Was folgt, ist eine reizvolle Annäherung zwischen Rahmenhandlung und Binnengeschichte, wenn der brillentragende Senior seine nicht mehr so klaren Erinnerungen ständig seiner Zuhörerschaft anzupassen hat. Aber was soll Micky auch machen, wenn er bei der kleinsten amourösen Flunkerei von seiner Minni eins mit dem Nudelholz übergezogen bekommt.
Mit forscher Erzählweise
«Die jungen Jahre von Micky» von Tébo (geboren 1972 als Frédéric Thébault in Caen) ist der vierte Band der exquisiten Disney-Hommage-Reihe. Darin interpretieren europäische Künstler die amerikanischen Funny-Figuren neu und orientieren sich dabei am Frühwerk des prägenden Micky-Zeichners Floyd Gottfredson. Und da zeigt sich: Die bildhafte Nostalgie dieser Bände steht in reizvollem Kontrast zur forschen Erzählweise; kein Vergleich zum weichgespülten Geschehen aus aktuellen Entenhausener Abenteuern.
In Tébos Auftaktgeschichte «Der Goldrausch» etwa verkommt Stadtmaus Micky zur Lachnummer und wird von Cowboys als Primaballerina veräppelt. Da wird die sonst so besonnene Maus handgreiflich und droht den ungehobelten Gestalten mit Dynamit. Oder dann Donald: Als der notorische Unglückserpel bei der Erstlandung auf dem Mond («Wettlauf zu den Sternen») einen bedeutsamen Satz sagen soll, bekommt er einen solchen Stress im Kopf, dass ihm versehentlich entfährt: «Was hab ich denn da für ein Dreckzeug am Schlappen kleben?»

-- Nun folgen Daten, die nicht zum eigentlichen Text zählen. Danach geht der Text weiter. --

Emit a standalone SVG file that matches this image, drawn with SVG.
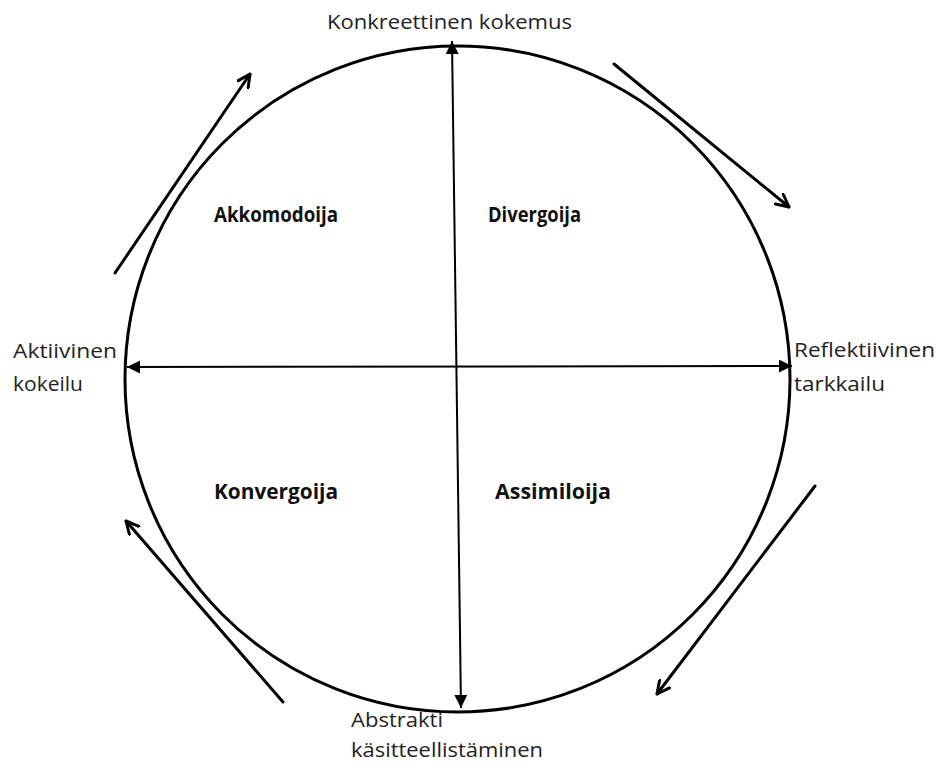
<svg xmlns="http://www.w3.org/2000/svg" width="939" height="764" viewBox="0 0 939 764">
<style>
.lbl{font-family:"Open Sans","Liberation Sans",Arial,sans-serif;font-size:20.5px;fill:#222}
.bold{font-family:"Open Sans","Liberation Sans",sans-serif;font-size:20.5px;font-weight:bold;fill:#111}
.axis{stroke:#000;stroke-width:2;fill:none}
.flow{stroke:#000;stroke-width:3;fill:none;stroke-linecap:round}
</style>
<defs>
<marker id="tri2" viewBox="0 0 10 10" refX="10" refY="5" markerWidth="13" markerHeight="13" markerUnits="userSpaceOnUse" orient="auto-start-reverse">
<path d="M0,0 L10,5 L0,10 z" fill="#000"/>
</marker>
<marker id="vee" viewBox="0 0 12 12" refX="11" refY="6" markerWidth="15" markerHeight="15" markerUnits="userSpaceOnUse" orient="auto">
<path d="M1,1 L11,6 L1,11" fill="none" stroke="#000" stroke-width="2.4" stroke-linecap="round" stroke-linejoin="round"/>
</marker>
</defs>
<rect width="939" height="764" fill="#fff"/>
<g id="circle">
<ellipse cx="457.5" cy="379" rx="332.5" ry="333" fill="none" stroke="#000" stroke-width="3"/>
</g>
<g id="connectors">
<line class="axis" x1="461" y1="708" x2="452" y2="41" marker-start="url(#tri2)" marker-end="url(#tri2)"/>
<line class="axis" x1="127" y1="367" x2="792" y2="366" marker-start="url(#tri2)" marker-end="url(#tri2)"/>
<line class="flow" x1="115" y1="273" x2="250" y2="74" marker-end="url(#vee)"/>
<line class="flow" x1="614" y1="64" x2="789" y2="207" marker-end="url(#vee)"/>
<line class="flow" x1="815" y1="486" x2="657" y2="694" marker-end="url(#vee)"/>
<line class="flow" x1="283" y1="702" x2="126" y2="521" marker-end="url(#vee)"/>
</g>
<g id="n-konkreettinen"><text class="lbl" x="327" y="29" textLength="245" lengthAdjust="spacingAndGlyphs">Konkreettinen kokemus</text></g>
<g id="n-aktiivinen"><text class="lbl" x="13" y="358" textLength="104" lengthAdjust="spacingAndGlyphs">Aktiivinen</text><text class="lbl" x="13" y="391" textLength="70" lengthAdjust="spacingAndGlyphs">kokeilu</text></g>
<g id="n-reflektiivinen"><text class="lbl" x="794" y="357" textLength="141" lengthAdjust="spacingAndGlyphs">Reflektiivinen</text><text class="lbl" x="794" y="391" textLength="91" lengthAdjust="spacingAndGlyphs">tarkkailu</text></g>
<g id="n-abstrakti"><text class="lbl" x="351" y="727" textLength="92" lengthAdjust="spacingAndGlyphs">Abstrakti</text><text class="lbl" x="351" y="757" textLength="192" lengthAdjust="spacingAndGlyphs">käsitteellistäminen</text></g>
<g id="n-akkomodoija"><text class="bold" x="214" y="222" textLength="124" lengthAdjust="spacingAndGlyphs">Akkomodoija</text></g>
<g id="n-divergoija"><text class="bold" x="488" y="222" textLength="93" lengthAdjust="spacingAndGlyphs">Divergoija</text></g>
<g id="n-konvergoija"><text class="bold" x="214" y="499" textLength="124" lengthAdjust="spacingAndGlyphs">Konvergoija</text></g>
<g id="n-assimiloija"><text class="bold" x="495" y="499" textLength="116" lengthAdjust="spacingAndGlyphs">Assimiloija</text></g>
</svg>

Viel salopper gehts nicht. Und das Formidabelste: Jeder Autor dieser Comicreihe verfolgt einen eigenen Retroansatz. Der Westschweizer Cosey, der 2017 am Comicfestival Angoulême mit dem Grand Prix fürs Lebenswerk geehrt wurde, erzählt im Auftaktband «Eine geheimnisvolle Melodie», wie Micky 1927 als Hollywood-Drehbuchautor seiner Minni begegnete. Lewis Trondheim und Nicolas Keramidas flunkern im zweiten Band «Mickey's Craziest Adventures» von angeblich verschollenen Fortsetzungsgeschichten aus den Sechzigerjahren (dabei ist alles neu). Und Régis Loisel lässt im dritten Œuvre «Café Zombo» Micky und Co. zur Zeit der Grossen Depression auf Arbeitssuche gehen. So viel Sozialkritik gabs bei Disney noch nie.
Bei Tébo, der 2017 für «Die jungen Jahre von Micky» in Angoulême den Prix Jeunesse erhielt, erleben wir in Band 4 eine Verschränkung der Disney-Frühzeit mit der Gegenwart. Mal erzählt Grossvater Micky, wie er den Ersten Weltkrieg beendete, mal schwelgt er darin, wie er in einer ausser Kontrolle geratenden Schokoladenfabrik Kater Karlo in Milch kochte. In dieser Geschichte ändert sich mit Beginn des süssen Chaos nach abermaliger Splashpage auch die Leserichtung. Da wirbelt einem der Kopf. Oder, wie es Micky nach einem Schreckmoment forsch formuliert: «Wenn ich eins hasse, dann zu sterben, wenn ich zum Waffelessen eingeladen bin.»
Tébo: «Die jungen Jahre von Micky». Egmont Comic Collection, 80 S., 40.50 Franken.